> _WHAT THE TASK REQUIRES_
Leaving the pictures aside, transcribe every line below exactly.

> _DATASET CONTENT_

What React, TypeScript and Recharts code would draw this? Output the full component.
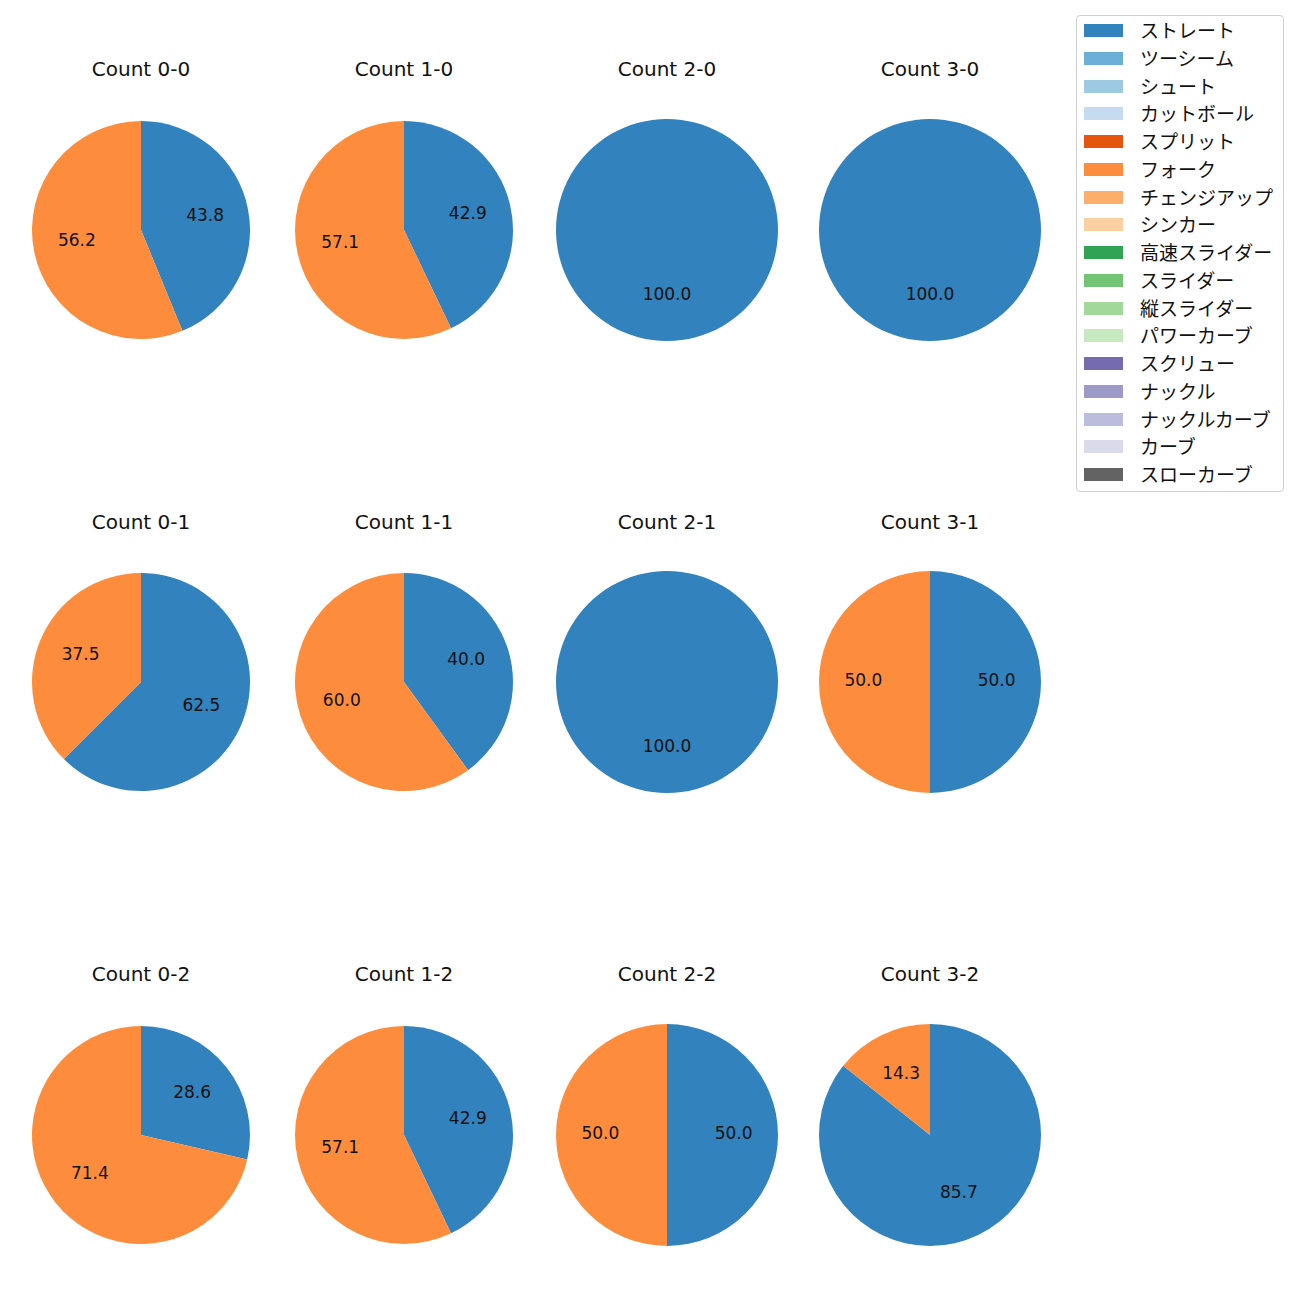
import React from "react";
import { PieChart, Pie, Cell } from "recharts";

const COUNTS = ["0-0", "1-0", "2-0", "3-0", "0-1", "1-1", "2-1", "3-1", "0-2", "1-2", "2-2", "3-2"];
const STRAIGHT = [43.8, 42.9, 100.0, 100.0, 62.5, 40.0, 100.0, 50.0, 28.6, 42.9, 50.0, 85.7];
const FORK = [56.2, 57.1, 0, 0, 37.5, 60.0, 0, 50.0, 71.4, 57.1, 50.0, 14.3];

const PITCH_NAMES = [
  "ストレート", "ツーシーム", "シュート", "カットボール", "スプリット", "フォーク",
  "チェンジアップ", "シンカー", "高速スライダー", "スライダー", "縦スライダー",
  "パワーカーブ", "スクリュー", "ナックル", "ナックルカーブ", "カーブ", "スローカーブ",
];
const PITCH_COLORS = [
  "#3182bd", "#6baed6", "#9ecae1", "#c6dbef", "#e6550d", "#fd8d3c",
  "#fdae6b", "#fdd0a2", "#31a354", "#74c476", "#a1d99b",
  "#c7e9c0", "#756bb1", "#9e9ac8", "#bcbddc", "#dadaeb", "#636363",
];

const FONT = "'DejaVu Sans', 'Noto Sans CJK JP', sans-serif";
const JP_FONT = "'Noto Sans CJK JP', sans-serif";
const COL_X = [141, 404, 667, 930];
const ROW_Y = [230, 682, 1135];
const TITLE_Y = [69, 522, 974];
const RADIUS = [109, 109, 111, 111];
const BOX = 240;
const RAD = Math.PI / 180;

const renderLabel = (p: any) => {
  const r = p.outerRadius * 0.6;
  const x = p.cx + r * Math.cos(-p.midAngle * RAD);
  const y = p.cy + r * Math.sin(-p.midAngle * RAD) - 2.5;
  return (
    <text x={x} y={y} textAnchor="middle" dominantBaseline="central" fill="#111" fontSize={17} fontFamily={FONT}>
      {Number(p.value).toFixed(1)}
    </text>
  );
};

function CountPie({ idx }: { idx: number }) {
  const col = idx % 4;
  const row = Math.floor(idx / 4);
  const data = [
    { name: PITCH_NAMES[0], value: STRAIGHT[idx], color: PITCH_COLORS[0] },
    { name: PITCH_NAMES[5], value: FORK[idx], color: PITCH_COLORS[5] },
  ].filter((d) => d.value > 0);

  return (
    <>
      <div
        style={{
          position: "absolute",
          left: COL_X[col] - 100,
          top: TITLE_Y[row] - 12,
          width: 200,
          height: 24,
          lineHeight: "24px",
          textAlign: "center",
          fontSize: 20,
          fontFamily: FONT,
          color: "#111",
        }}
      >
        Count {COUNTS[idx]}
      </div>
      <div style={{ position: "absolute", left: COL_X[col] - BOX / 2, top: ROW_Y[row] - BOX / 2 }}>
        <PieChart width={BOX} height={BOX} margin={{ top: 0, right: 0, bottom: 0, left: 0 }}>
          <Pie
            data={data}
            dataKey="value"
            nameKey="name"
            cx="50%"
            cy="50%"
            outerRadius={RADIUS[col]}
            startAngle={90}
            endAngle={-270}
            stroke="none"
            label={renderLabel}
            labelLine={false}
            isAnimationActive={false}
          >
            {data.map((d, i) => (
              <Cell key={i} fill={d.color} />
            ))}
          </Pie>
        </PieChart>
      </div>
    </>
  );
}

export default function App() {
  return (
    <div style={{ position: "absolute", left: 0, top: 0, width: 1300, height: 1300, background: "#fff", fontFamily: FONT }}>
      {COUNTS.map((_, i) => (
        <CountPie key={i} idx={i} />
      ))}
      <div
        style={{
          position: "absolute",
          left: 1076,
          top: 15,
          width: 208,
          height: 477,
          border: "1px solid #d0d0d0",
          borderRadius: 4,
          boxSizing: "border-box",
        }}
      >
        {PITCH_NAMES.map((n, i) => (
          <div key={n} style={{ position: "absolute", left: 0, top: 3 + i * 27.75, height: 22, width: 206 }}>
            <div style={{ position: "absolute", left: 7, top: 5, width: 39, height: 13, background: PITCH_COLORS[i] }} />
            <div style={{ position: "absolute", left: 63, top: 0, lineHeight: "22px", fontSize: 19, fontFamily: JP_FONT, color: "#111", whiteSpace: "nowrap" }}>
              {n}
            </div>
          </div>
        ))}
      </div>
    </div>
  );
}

> _REPLY TO THE EXERCISE_
What React, TypeScript and Recharts code would draw this? Output the full component.
import React from "react";
import { PieChart, Pie, Cell } from "recharts";

const COUNTS = ["0-0", "1-0", "2-0", "3-0", "0-1", "1-1", "2-1", "3-1", "0-2", "1-2", "2-2", "3-2"];
const STRAIGHT = [43.8, 42.9, 100.0, 100.0, 62.5, 40.0, 100.0, 50.0, 28.6, 42.9, 50.0, 85.7];
const FORK = [56.2, 57.1, 0, 0, 37.5, 60.0, 0, 50.0, 71.4, 57.1, 50.0, 14.3];

const PITCH_NAMES = [
  "ストレート", "ツーシーム", "シュート", "カットボール", "スプリット", "フォーク",
  "チェンジアップ", "シンカー", "高速スライダー", "スライダー", "縦スライダー",
  "パワーカーブ", "スクリュー", "ナックル", "ナックルカーブ", "カーブ", "スローカーブ",
];
const PITCH_COLORS = [
  "#3182bd", "#6baed6", "#9ecae1", "#c6dbef", "#e6550d", "#fd8d3c",
  "#fdae6b", "#fdd0a2", "#31a354", "#74c476", "#a1d99b",
  "#c7e9c0", "#756bb1", "#9e9ac8", "#bcbddc", "#dadaeb", "#636363",
];

const FONT = "'DejaVu Sans', 'Noto Sans CJK JP', sans-serif";
const JP_FONT = "'Noto Sans CJK JP', sans-serif";
const COL_X = [141, 404, 667, 930];
const ROW_Y = [230, 682, 1135];
const TITLE_Y = [69, 522, 974];
const RADIUS = [109, 109, 111, 111];
const BOX = 240;
const RAD = Math.PI / 180;

const renderLabel = (p: any) => {
  const r = p.outerRadius * 0.6;
  const x = p.cx + r * Math.cos(-p.midAngle * RAD);
  const y = p.cy + r * Math.sin(-p.midAngle * RAD) - 2.5;
  return (
    <text x={x} y={y} textAnchor="middle" dominantBaseline="central" fill="#111" fontSize={17} fontFamily={FONT}>
      {Number(p.value).toFixed(1)}
    </text>
  );
};

function CountPie({ idx }: { idx: number }) {
  const col = idx % 4;
  const row = Math.floor(idx / 4);
  const data = [
    { name: PITCH_NAMES[0], value: STRAIGHT[idx], color: PITCH_COLORS[0] },
    { name: PITCH_NAMES[5], value: FORK[idx], color: PITCH_COLORS[5] },
  ].filter((d) => d.value > 0);

  return (
    <>
      <div
        style={{
          position: "absolute",
          left: COL_X[col] - 100,
          top: TITLE_Y[row] - 12,
          width: 200,
          height: 24,
          lineHeight: "24px",
          textAlign: "center",
          fontSize: 20,
          fontFamily: FONT,
          color: "#111",
        }}
      >
        Count {COUNTS[idx]}
      </div>
      <div style={{ position: "absolute", left: COL_X[col] - BOX / 2, top: ROW_Y[row] - BOX / 2 }}>
        <PieChart width={BOX} height={BOX} margin={{ top: 0, right: 0, bottom: 0, left: 0 }}>
          <Pie
            data={data}
            dataKey="value"
            nameKey="name"
            cx="50%"
            cy="50%"
            outerRadius={RADIUS[col]}
            startAngle={90}
            endAngle={-270}
            stroke="none"
            label={renderLabel}
            labelLine={false}
            isAnimationActive={false}
          >
            {data.map((d, i) => (
              <Cell key={i} fill={d.color} />
            ))}
          </Pie>
        </PieChart>
      </div>
    </>
  );
}

export default function App() {
  return (
    <div style={{ position: "absolute", left: 0, top: 0, width: 1300, height: 1300, background: "#fff", fontFamily: FONT }}>
      {COUNTS.map((_, i) => (
        <CountPie key={i} idx={i} />
      ))}
      <div
        style={{
          position: "absolute",
          left: 1076,
          top: 15,
          width: 208,
          height: 477,
          border: "1px solid #d0d0d0",
          borderRadius: 4,
          boxSizing: "border-box",
        }}
      >
        {PITCH_NAMES.map((n, i) => (
          <div key={n} style={{ position: "absolute", left: 0, top: 3 + i * 27.75, height: 22, width: 206 }}>
            <div style={{ position: "absolute", left: 7, top: 5, width: 39, height: 13, background: PITCH_COLORS[i] }} />
            <div style={{ position: "absolute", left: 63, top: 0, lineHeight: "22px", fontSize: 19, fontFamily: JP_FONT, color: "#111", whiteSpace: "nowrap" }}>
              {n}
            </div>
          </div>
        ))}
      </div>
    </div>
  );
}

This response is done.